— Requirements —
Transcribe the lines below verbatim, skipping the images.

— Recorded information —
_ _ _ _ _

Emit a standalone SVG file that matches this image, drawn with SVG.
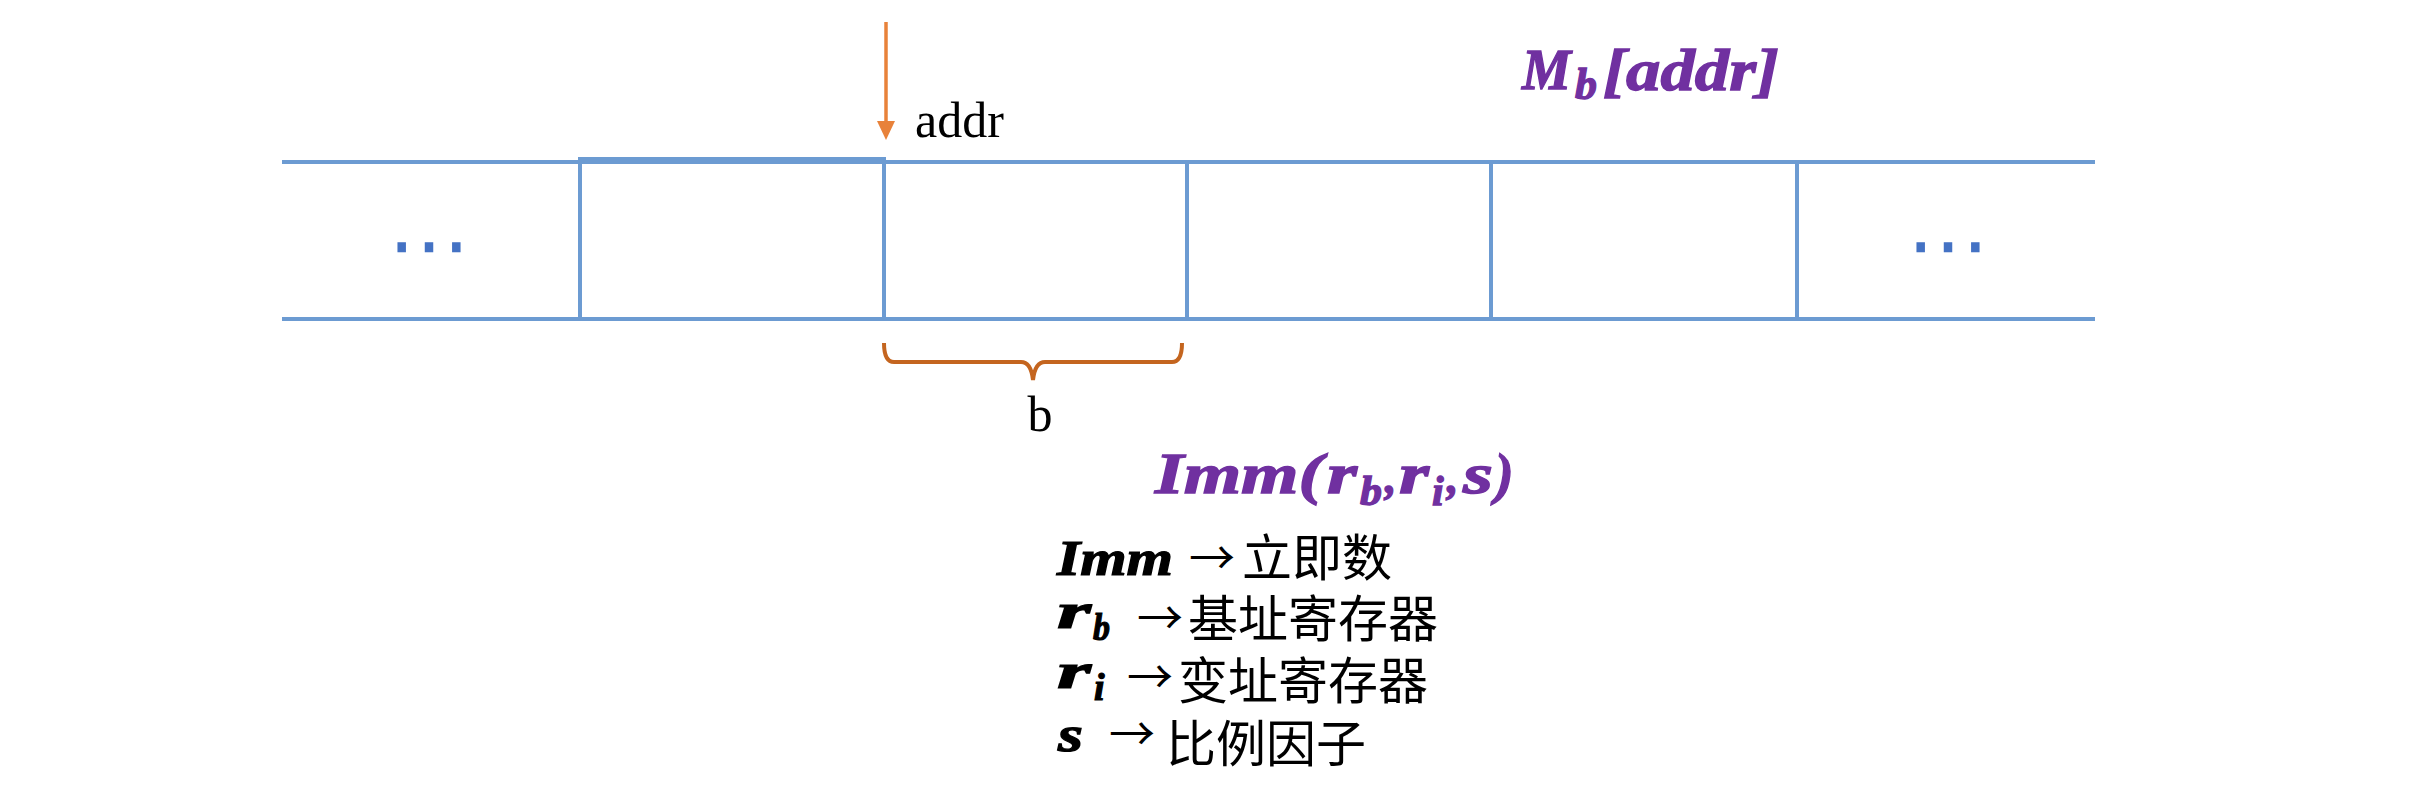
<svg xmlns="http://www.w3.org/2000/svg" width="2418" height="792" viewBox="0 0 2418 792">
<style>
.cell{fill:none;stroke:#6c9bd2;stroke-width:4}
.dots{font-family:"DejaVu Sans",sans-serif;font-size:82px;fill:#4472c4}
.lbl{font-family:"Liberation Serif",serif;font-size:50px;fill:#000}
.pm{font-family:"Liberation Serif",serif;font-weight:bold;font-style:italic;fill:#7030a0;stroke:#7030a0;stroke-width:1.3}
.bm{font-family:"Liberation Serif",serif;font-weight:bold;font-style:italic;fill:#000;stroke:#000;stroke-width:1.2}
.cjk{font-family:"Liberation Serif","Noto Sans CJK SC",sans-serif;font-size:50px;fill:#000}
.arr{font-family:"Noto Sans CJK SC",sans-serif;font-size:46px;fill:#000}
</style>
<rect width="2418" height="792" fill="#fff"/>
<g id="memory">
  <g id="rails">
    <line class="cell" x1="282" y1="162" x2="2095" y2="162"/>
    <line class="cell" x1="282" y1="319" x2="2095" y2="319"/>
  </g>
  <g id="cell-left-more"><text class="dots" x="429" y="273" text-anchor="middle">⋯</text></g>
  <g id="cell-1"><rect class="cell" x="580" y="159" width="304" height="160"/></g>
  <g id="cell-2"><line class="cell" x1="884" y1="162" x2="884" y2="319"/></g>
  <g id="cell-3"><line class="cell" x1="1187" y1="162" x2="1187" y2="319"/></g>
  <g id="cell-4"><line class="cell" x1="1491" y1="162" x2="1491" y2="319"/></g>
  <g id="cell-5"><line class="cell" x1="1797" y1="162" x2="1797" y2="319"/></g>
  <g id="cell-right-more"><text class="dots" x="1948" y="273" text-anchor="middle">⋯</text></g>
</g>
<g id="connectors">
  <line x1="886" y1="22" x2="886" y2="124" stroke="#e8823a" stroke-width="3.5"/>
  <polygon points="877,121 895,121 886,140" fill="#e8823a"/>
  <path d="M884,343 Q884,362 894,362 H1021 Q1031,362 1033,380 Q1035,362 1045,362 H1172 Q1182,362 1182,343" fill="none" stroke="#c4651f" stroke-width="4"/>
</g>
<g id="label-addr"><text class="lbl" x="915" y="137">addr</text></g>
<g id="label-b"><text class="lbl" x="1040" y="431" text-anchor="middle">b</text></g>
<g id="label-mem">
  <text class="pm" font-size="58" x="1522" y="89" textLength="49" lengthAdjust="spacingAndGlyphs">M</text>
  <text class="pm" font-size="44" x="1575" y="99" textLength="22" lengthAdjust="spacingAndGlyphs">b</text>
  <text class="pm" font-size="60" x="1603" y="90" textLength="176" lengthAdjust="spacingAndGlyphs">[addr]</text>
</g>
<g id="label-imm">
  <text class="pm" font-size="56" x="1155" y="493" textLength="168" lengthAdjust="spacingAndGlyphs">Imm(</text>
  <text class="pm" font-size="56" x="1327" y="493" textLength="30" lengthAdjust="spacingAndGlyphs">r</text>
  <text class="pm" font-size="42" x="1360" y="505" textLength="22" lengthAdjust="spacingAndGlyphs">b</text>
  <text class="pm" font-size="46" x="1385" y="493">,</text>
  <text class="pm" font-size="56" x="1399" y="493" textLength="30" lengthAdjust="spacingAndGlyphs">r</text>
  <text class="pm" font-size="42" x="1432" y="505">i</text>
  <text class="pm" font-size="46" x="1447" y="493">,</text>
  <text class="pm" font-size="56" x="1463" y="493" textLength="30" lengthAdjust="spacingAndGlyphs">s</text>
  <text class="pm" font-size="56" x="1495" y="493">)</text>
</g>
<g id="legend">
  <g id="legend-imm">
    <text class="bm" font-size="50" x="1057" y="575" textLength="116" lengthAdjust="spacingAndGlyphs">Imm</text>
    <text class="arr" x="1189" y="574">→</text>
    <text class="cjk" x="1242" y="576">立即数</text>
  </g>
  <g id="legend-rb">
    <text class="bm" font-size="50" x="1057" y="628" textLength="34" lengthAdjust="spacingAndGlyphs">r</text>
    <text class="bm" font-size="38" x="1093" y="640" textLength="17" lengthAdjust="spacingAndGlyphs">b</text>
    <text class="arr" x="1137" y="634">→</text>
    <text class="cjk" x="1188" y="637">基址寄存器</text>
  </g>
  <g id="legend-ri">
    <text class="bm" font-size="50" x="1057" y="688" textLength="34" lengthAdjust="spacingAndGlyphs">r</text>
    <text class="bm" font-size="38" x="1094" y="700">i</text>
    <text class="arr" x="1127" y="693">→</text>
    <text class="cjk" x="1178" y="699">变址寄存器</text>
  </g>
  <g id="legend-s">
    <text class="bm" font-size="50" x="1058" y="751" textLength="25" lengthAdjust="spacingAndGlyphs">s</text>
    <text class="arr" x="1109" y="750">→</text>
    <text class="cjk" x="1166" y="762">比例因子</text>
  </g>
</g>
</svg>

_ _ _ _ _

— Task answer —
Emit a standalone SVG file that matches this image, drawn with SVG.
<svg xmlns="http://www.w3.org/2000/svg" width="2418" height="792" viewBox="0 0 2418 792">
<style>
.cell{fill:none;stroke:#6c9bd2;stroke-width:4}
.dots{font-family:"DejaVu Sans",sans-serif;font-size:82px;fill:#4472c4}
.lbl{font-family:"Liberation Serif",serif;font-size:50px;fill:#000}
.pm{font-family:"Liberation Serif",serif;font-weight:bold;font-style:italic;fill:#7030a0;stroke:#7030a0;stroke-width:1.3}
.bm{font-family:"Liberation Serif",serif;font-weight:bold;font-style:italic;fill:#000;stroke:#000;stroke-width:1.2}
.cjk{font-family:"Liberation Serif","Noto Sans CJK SC",sans-serif;font-size:50px;fill:#000}
.arr{font-family:"Noto Sans CJK SC",sans-serif;font-size:46px;fill:#000}
</style>
<rect width="2418" height="792" fill="#fff"/>
<g id="memory">
  <g id="rails">
    <line class="cell" x1="282" y1="162" x2="2095" y2="162"/>
    <line class="cell" x1="282" y1="319" x2="2095" y2="319"/>
  </g>
  <g id="cell-left-more"><text class="dots" x="429" y="273" text-anchor="middle">⋯</text></g>
  <g id="cell-1"><rect class="cell" x="580" y="159" width="304" height="160"/></g>
  <g id="cell-2"><line class="cell" x1="884" y1="162" x2="884" y2="319"/></g>
  <g id="cell-3"><line class="cell" x1="1187" y1="162" x2="1187" y2="319"/></g>
  <g id="cell-4"><line class="cell" x1="1491" y1="162" x2="1491" y2="319"/></g>
  <g id="cell-5"><line class="cell" x1="1797" y1="162" x2="1797" y2="319"/></g>
  <g id="cell-right-more"><text class="dots" x="1948" y="273" text-anchor="middle">⋯</text></g>
</g>
<g id="connectors">
  <line x1="886" y1="22" x2="886" y2="124" stroke="#e8823a" stroke-width="3.5"/>
  <polygon points="877,121 895,121 886,140" fill="#e8823a"/>
  <path d="M884,343 Q884,362 894,362 H1021 Q1031,362 1033,380 Q1035,362 1045,362 H1172 Q1182,362 1182,343" fill="none" stroke="#c4651f" stroke-width="4"/>
</g>
<g id="label-addr"><text class="lbl" x="915" y="137">addr</text></g>
<g id="label-b"><text class="lbl" x="1040" y="431" text-anchor="middle">b</text></g>
<g id="label-mem">
  <text class="pm" font-size="58" x="1522" y="89" textLength="49" lengthAdjust="spacingAndGlyphs">M</text>
  <text class="pm" font-size="44" x="1575" y="99" textLength="22" lengthAdjust="spacingAndGlyphs">b</text>
  <text class="pm" font-size="60" x="1603" y="90" textLength="176" lengthAdjust="spacingAndGlyphs">[addr]</text>
</g>
<g id="label-imm">
  <text class="pm" font-size="56" x="1155" y="493" textLength="168" lengthAdjust="spacingAndGlyphs">Imm(</text>
  <text class="pm" font-size="56" x="1327" y="493" textLength="30" lengthAdjust="spacingAndGlyphs">r</text>
  <text class="pm" font-size="42" x="1360" y="505" textLength="22" lengthAdjust="spacingAndGlyphs">b</text>
  <text class="pm" font-size="46" x="1385" y="493">,</text>
  <text class="pm" font-size="56" x="1399" y="493" textLength="30" lengthAdjust="spacingAndGlyphs">r</text>
  <text class="pm" font-size="42" x="1432" y="505">i</text>
  <text class="pm" font-size="46" x="1447" y="493">,</text>
  <text class="pm" font-size="56" x="1463" y="493" textLength="30" lengthAdjust="spacingAndGlyphs">s</text>
  <text class="pm" font-size="56" x="1495" y="493">)</text>
</g>
<g id="legend">
  <g id="legend-imm">
    <text class="bm" font-size="50" x="1057" y="575" textLength="116" lengthAdjust="spacingAndGlyphs">Imm</text>
    <text class="arr" x="1189" y="574">→</text>
    <text class="cjk" x="1242" y="576">立即数</text>
  </g>
  <g id="legend-rb">
    <text class="bm" font-size="50" x="1057" y="628" textLength="34" lengthAdjust="spacingAndGlyphs">r</text>
    <text class="bm" font-size="38" x="1093" y="640" textLength="17" lengthAdjust="spacingAndGlyphs">b</text>
    <text class="arr" x="1137" y="634">→</text>
    <text class="cjk" x="1188" y="637">基址寄存器</text>
  </g>
  <g id="legend-ri">
    <text class="bm" font-size="50" x="1057" y="688" textLength="34" lengthAdjust="spacingAndGlyphs">r</text>
    <text class="bm" font-size="38" x="1094" y="700">i</text>
    <text class="arr" x="1127" y="693">→</text>
    <text class="cjk" x="1178" y="699">变址寄存器</text>
  </g>
  <g id="legend-s">
    <text class="bm" font-size="50" x="1058" y="751" textLength="25" lengthAdjust="spacingAndGlyphs">s</text>
    <text class="arr" x="1109" y="750">→</text>
    <text class="cjk" x="1166" y="762">比例因子</text>
  </g>
</g>
</svg>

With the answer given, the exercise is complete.